Exercise
Everything from the line with "Write the Plotly code for this chart." through the line with "import plotly.graph_objects as go", inclusive, should be repeated exactly, except the pictures.

Material for the task
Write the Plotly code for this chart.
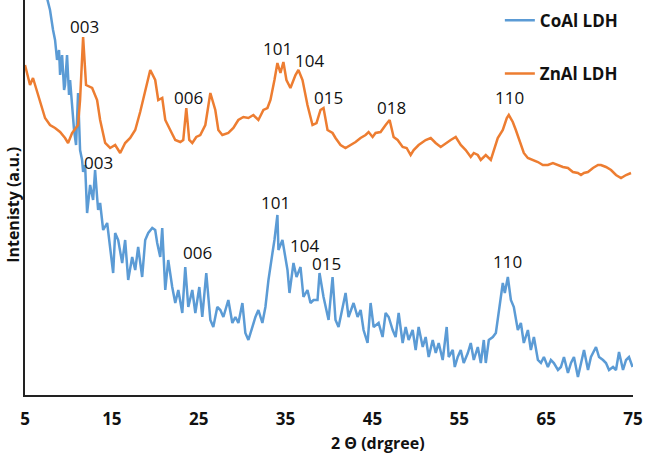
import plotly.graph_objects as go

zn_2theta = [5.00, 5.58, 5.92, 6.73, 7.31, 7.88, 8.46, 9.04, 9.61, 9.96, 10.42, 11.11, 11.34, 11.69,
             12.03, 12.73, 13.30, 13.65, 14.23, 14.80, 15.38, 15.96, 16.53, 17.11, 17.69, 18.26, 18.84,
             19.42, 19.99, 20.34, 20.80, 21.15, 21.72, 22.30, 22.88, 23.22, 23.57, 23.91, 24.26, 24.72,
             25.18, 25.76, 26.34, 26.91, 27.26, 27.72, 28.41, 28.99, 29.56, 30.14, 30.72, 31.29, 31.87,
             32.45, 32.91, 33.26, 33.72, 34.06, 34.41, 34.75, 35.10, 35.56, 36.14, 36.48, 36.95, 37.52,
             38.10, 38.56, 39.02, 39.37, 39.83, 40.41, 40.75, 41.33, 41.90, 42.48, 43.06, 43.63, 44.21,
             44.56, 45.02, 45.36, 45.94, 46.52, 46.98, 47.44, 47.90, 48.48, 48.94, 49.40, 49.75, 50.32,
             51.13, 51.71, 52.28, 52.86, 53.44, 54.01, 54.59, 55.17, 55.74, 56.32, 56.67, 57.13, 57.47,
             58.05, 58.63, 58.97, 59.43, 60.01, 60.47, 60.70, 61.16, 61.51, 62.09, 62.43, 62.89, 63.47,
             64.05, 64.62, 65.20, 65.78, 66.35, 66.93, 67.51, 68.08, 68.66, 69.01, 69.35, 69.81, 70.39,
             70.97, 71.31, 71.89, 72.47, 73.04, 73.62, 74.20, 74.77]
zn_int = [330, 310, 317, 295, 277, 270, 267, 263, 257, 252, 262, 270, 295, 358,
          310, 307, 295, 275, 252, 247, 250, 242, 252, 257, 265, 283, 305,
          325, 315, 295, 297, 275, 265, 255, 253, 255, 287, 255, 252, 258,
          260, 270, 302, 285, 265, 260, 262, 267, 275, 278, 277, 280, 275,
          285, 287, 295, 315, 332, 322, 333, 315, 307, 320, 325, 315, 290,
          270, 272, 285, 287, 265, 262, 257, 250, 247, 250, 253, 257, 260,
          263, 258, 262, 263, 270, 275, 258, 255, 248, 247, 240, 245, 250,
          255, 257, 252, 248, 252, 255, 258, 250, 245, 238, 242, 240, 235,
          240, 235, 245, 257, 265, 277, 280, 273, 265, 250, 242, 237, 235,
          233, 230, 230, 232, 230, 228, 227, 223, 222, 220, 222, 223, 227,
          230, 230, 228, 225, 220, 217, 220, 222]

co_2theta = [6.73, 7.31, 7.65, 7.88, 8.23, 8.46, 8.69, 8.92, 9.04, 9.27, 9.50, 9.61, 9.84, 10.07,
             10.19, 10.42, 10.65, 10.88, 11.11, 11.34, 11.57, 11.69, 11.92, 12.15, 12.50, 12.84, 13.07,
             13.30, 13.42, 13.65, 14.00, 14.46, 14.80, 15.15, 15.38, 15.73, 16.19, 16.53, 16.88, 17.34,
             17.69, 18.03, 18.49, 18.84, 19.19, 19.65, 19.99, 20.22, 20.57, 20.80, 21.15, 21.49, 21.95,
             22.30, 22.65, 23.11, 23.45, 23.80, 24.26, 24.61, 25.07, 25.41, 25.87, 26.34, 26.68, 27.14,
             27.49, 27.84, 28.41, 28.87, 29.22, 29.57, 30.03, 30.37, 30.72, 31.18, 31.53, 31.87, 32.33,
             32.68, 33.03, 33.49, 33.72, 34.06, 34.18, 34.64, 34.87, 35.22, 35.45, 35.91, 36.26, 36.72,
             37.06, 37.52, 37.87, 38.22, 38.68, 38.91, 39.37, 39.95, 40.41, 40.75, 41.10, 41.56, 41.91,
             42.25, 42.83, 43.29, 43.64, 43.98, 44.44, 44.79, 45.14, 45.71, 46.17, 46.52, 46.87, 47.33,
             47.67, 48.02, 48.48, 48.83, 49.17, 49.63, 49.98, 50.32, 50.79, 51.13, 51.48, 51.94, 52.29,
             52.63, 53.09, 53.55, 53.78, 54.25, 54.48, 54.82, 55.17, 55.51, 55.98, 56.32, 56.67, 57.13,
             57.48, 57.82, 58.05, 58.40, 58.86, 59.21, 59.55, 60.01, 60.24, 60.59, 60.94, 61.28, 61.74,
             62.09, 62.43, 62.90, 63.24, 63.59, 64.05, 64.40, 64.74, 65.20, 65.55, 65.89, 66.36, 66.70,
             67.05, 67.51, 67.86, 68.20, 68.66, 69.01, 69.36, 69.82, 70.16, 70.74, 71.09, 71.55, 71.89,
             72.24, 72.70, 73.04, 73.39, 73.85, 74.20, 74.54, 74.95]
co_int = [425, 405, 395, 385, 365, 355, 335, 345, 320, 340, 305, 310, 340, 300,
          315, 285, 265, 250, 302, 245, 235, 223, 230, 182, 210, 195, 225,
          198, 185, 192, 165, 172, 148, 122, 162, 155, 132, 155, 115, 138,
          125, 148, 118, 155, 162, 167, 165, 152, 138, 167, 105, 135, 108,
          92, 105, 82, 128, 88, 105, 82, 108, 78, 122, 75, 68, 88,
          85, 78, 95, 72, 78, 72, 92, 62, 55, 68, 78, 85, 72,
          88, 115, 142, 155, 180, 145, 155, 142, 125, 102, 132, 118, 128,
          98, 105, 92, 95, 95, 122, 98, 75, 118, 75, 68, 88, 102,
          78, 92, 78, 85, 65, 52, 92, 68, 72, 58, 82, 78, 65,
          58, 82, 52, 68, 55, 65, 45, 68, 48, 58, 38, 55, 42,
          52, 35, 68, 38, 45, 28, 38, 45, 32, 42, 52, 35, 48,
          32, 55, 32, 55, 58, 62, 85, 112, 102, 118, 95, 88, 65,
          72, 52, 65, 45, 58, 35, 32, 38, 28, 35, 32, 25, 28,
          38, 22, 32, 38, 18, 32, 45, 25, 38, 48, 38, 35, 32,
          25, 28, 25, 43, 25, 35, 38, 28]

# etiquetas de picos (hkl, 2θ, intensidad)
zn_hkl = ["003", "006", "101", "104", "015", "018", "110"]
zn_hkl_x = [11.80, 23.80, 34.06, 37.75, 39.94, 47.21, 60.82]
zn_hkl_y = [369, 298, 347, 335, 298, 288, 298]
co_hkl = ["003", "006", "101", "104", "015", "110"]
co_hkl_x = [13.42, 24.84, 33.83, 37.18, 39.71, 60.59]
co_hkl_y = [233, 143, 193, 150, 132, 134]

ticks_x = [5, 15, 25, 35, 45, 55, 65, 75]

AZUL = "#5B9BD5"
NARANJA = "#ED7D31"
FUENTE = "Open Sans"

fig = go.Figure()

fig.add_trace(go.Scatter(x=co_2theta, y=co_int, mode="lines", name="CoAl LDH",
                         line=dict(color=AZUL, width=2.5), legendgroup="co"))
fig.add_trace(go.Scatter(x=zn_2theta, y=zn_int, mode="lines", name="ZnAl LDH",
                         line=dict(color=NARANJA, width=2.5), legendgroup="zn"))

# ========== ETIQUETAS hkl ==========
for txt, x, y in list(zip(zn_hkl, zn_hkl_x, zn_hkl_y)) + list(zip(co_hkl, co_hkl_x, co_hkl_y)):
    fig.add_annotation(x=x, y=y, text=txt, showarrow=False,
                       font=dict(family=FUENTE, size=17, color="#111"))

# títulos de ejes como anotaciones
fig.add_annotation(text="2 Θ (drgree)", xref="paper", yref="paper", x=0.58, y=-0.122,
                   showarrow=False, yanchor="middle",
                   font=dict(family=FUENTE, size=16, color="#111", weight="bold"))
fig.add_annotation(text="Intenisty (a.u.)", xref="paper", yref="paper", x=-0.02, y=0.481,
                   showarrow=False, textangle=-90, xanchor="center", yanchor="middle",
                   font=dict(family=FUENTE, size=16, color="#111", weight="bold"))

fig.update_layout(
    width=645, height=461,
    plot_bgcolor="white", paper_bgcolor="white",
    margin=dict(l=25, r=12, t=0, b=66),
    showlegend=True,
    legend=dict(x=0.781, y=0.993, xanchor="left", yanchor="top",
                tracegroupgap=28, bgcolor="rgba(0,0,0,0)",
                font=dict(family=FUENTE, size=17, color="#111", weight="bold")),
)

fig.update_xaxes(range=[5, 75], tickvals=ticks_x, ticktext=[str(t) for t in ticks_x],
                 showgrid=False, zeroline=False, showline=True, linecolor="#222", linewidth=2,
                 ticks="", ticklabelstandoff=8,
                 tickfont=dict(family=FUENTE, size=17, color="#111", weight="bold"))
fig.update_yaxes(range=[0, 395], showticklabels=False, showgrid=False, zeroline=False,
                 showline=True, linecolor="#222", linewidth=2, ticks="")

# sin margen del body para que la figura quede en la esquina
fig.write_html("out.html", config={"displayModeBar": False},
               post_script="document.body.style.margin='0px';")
--
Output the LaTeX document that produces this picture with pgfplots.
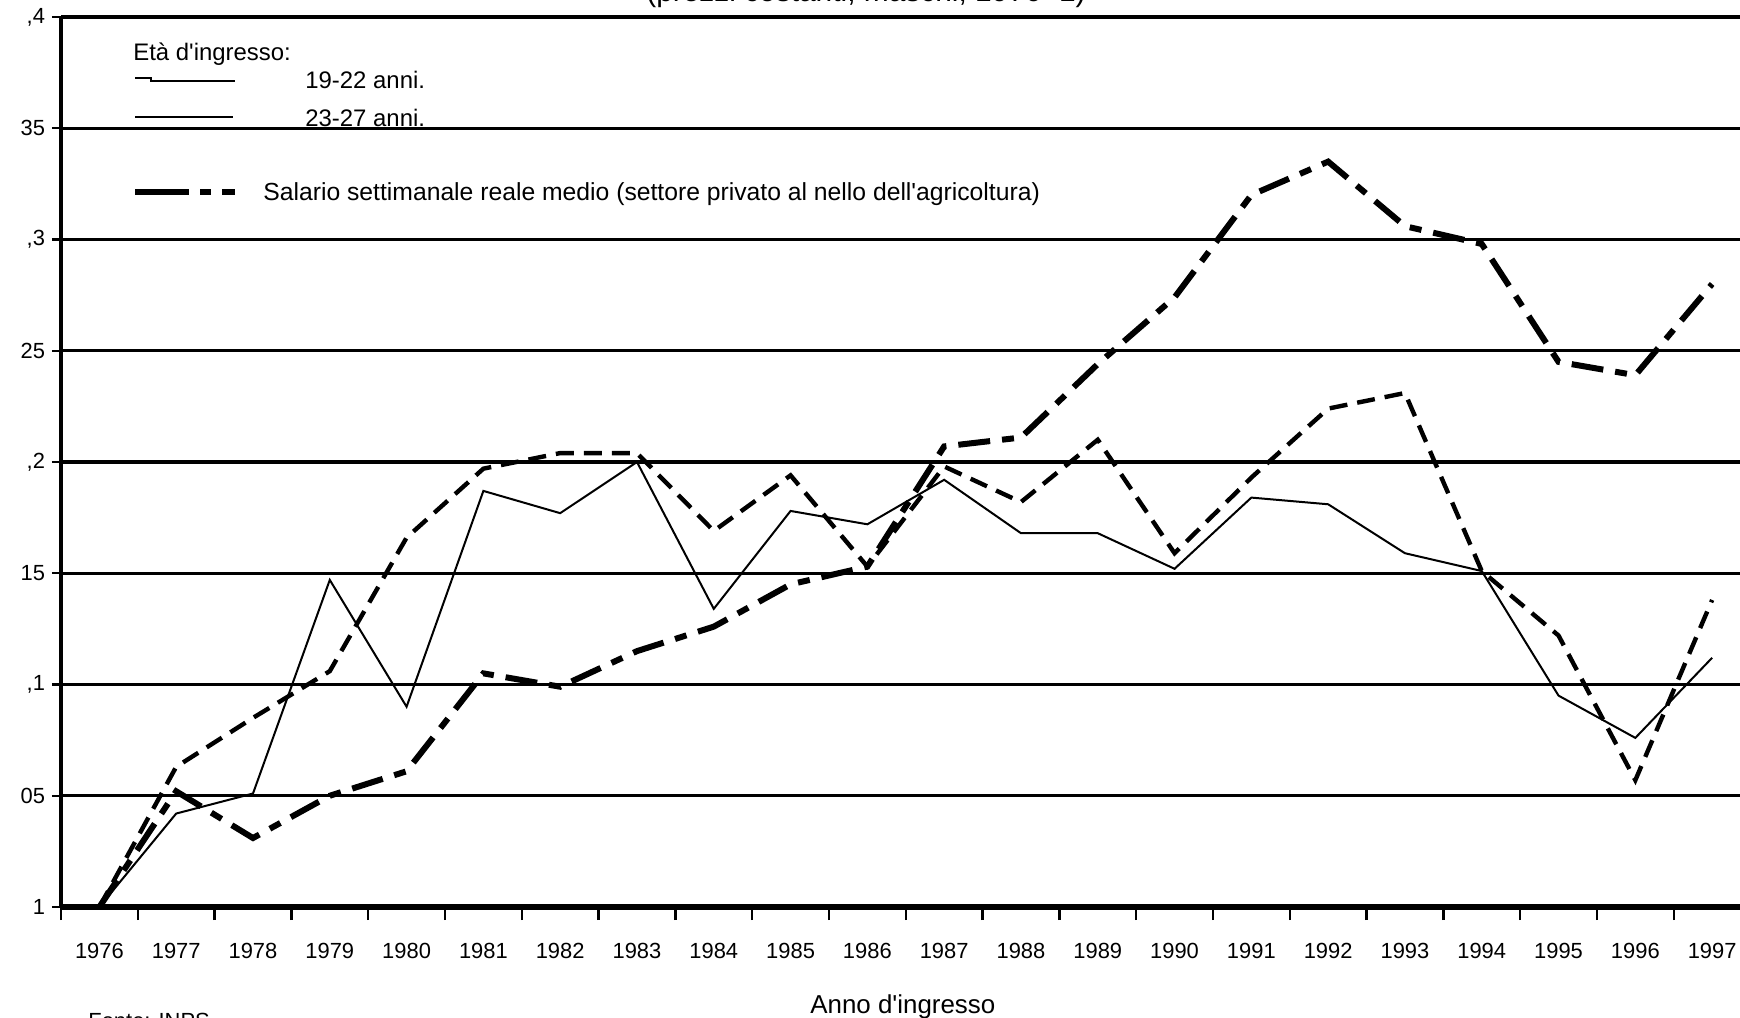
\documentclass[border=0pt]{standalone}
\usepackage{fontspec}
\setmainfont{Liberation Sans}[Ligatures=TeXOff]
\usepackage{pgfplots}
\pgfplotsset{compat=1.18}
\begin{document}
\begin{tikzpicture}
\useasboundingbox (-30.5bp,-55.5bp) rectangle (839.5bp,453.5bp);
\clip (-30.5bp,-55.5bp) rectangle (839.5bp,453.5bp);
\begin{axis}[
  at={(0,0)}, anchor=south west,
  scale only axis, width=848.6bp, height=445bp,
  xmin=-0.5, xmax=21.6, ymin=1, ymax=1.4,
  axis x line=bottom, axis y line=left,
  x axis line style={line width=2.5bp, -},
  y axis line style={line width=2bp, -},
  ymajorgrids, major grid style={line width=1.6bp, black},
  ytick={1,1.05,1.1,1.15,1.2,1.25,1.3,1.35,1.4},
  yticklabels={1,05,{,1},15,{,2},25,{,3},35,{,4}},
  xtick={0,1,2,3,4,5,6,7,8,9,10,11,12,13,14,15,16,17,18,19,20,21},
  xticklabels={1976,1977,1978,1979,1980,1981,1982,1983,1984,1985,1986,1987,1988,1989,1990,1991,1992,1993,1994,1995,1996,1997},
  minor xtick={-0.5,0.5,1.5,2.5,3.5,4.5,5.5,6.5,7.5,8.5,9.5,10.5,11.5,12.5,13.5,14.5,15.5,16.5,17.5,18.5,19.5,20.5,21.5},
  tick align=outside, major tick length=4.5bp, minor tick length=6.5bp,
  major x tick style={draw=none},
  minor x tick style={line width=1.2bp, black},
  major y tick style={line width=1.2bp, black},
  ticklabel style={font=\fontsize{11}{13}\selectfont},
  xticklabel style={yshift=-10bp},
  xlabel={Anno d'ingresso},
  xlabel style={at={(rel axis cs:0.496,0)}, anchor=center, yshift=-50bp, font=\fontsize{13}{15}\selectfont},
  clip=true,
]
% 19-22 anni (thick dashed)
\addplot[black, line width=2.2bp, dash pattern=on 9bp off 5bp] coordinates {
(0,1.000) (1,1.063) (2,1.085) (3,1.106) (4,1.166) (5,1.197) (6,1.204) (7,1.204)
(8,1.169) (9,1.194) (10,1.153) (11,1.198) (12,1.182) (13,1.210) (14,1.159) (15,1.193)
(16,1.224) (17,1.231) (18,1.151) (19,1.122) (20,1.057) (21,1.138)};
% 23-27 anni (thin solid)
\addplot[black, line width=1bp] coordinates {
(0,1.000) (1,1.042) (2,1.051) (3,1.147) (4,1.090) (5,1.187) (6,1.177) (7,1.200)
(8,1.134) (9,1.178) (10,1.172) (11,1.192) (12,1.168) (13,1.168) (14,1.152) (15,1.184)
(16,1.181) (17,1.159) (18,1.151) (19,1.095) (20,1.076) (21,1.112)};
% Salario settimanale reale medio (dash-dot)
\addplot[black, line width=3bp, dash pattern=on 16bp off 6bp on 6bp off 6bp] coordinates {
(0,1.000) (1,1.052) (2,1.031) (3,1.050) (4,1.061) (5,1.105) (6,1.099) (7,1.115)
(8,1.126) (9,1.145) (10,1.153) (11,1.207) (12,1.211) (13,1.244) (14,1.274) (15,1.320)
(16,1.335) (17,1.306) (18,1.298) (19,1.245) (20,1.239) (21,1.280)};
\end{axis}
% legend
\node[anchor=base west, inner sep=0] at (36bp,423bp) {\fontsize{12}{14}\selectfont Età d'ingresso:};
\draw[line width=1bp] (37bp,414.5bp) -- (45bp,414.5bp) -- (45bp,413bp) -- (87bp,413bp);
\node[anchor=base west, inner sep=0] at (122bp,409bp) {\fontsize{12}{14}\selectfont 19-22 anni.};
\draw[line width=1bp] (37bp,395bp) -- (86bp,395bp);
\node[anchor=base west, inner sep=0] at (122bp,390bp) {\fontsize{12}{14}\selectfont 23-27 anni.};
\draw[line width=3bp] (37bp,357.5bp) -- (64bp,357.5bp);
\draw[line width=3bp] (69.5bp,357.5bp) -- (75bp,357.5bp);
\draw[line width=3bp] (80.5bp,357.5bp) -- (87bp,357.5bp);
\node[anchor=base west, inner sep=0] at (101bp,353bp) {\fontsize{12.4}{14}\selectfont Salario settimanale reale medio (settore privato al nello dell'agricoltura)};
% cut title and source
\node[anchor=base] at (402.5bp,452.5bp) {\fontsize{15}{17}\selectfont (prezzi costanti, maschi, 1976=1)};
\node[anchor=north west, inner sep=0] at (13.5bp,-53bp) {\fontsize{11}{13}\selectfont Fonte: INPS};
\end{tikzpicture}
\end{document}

Output below
Write the Plotly code for this chart.
import plotly.graph_objects as go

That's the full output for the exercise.